** Set task **
Select every line holding the word "matplotlib" and copy it.

---- Given information

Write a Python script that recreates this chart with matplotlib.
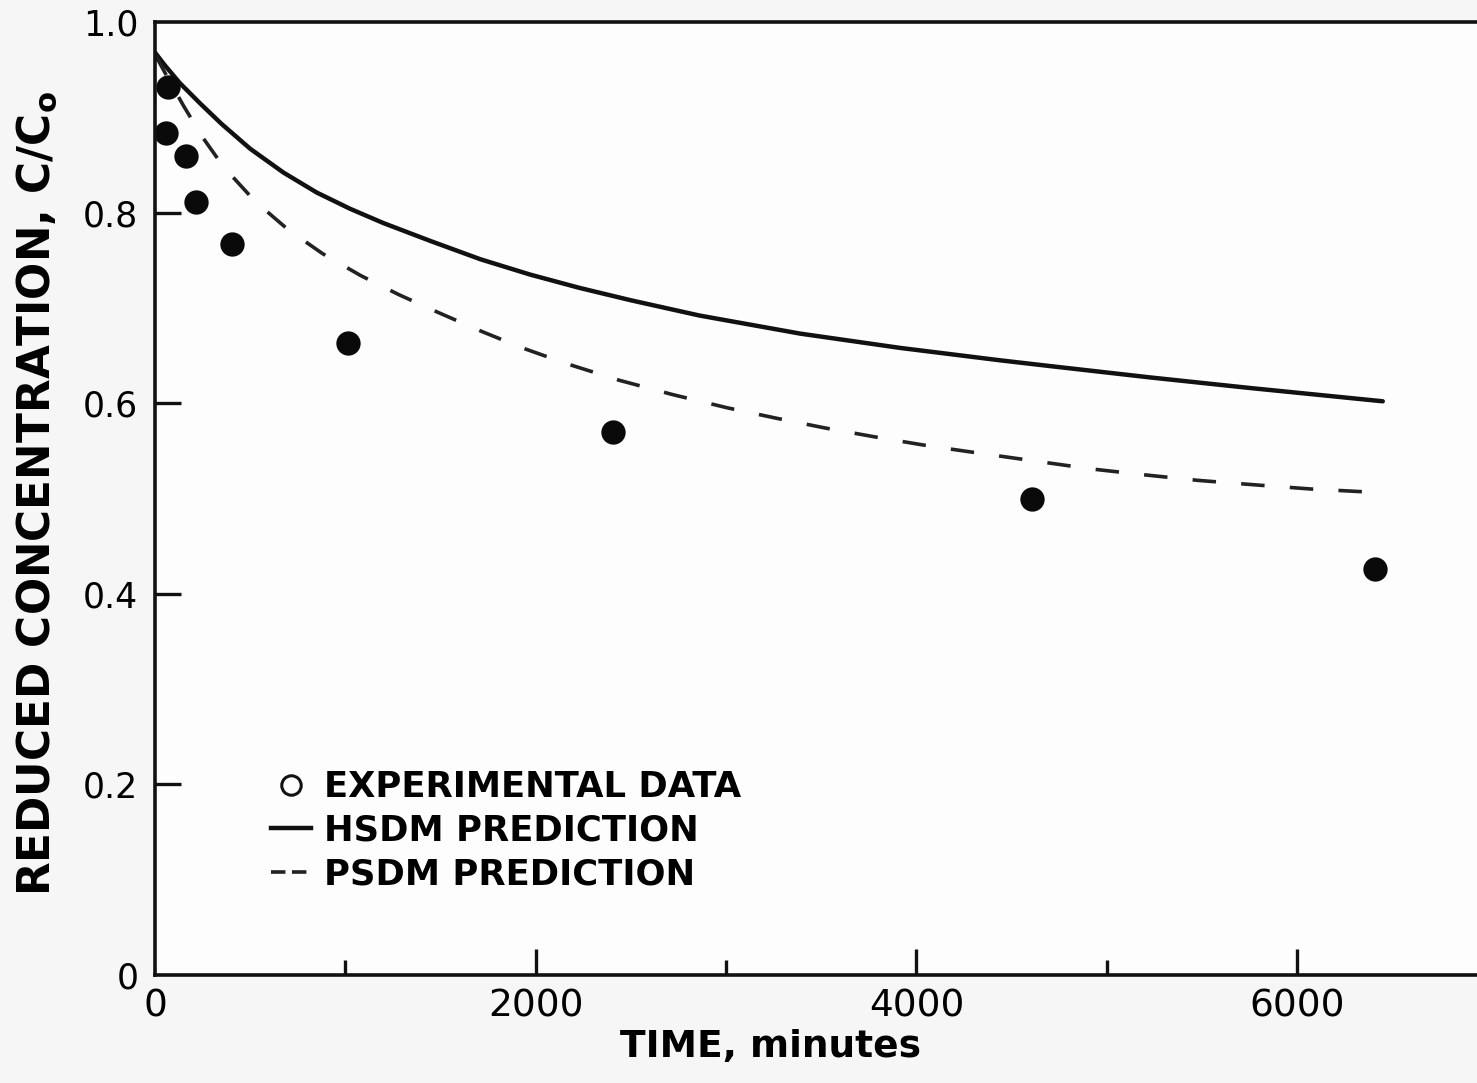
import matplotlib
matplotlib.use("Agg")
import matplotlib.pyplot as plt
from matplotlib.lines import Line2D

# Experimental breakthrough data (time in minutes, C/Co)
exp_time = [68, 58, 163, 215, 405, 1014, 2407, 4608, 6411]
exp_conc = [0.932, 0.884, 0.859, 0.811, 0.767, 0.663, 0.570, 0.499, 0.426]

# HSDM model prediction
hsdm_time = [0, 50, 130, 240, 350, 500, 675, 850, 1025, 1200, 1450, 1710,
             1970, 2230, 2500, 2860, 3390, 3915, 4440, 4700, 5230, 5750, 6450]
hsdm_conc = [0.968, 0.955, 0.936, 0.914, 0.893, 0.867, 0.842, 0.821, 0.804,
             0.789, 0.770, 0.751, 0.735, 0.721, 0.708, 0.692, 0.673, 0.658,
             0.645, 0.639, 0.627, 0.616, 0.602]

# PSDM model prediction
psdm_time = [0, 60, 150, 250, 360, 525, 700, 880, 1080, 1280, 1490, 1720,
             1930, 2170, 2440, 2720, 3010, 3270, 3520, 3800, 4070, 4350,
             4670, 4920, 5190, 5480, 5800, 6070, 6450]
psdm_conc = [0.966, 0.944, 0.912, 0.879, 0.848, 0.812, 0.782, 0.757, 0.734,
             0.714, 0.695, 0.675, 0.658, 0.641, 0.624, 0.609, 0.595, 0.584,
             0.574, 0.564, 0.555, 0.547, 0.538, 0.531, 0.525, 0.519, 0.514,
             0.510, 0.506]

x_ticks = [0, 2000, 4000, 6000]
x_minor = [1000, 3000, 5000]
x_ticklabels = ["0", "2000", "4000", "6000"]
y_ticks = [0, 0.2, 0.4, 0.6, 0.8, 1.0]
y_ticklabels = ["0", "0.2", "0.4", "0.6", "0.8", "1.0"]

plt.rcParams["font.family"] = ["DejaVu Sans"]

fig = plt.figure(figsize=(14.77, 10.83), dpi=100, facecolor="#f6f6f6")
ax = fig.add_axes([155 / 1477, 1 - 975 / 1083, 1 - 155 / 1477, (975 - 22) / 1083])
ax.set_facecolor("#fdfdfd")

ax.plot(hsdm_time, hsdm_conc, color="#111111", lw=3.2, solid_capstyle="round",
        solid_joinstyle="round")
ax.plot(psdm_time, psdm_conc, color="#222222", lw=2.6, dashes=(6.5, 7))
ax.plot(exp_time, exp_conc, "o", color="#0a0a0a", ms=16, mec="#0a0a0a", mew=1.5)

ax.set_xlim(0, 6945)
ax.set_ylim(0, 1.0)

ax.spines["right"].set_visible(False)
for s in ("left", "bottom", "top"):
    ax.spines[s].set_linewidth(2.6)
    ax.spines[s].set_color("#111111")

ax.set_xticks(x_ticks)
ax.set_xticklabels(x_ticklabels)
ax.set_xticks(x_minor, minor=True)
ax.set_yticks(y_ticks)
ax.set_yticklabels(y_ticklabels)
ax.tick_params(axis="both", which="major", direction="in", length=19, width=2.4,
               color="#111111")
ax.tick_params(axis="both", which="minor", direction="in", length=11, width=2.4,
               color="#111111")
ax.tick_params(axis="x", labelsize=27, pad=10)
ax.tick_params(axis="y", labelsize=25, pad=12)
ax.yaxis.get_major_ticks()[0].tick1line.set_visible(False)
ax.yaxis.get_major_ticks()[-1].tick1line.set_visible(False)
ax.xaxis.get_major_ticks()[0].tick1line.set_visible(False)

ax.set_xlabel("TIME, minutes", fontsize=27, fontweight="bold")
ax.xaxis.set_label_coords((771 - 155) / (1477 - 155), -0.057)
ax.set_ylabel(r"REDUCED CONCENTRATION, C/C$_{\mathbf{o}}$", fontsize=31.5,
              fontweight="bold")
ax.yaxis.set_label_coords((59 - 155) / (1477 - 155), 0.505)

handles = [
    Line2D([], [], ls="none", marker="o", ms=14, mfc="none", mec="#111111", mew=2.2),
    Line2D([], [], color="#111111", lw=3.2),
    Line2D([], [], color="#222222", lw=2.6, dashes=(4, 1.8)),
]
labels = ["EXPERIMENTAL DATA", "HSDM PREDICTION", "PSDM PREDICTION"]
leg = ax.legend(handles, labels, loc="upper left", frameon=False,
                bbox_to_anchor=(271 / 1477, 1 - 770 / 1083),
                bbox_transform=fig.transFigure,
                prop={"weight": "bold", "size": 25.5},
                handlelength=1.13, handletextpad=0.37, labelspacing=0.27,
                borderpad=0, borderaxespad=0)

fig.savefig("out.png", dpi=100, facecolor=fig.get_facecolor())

--------

** Solved exercise **
Write a Python script that recreates this chart with matplotlib.
import matplotlib
matplotlib.use("Agg")
import matplotlib.pyplot as plt
from matplotlib.lines import Line2D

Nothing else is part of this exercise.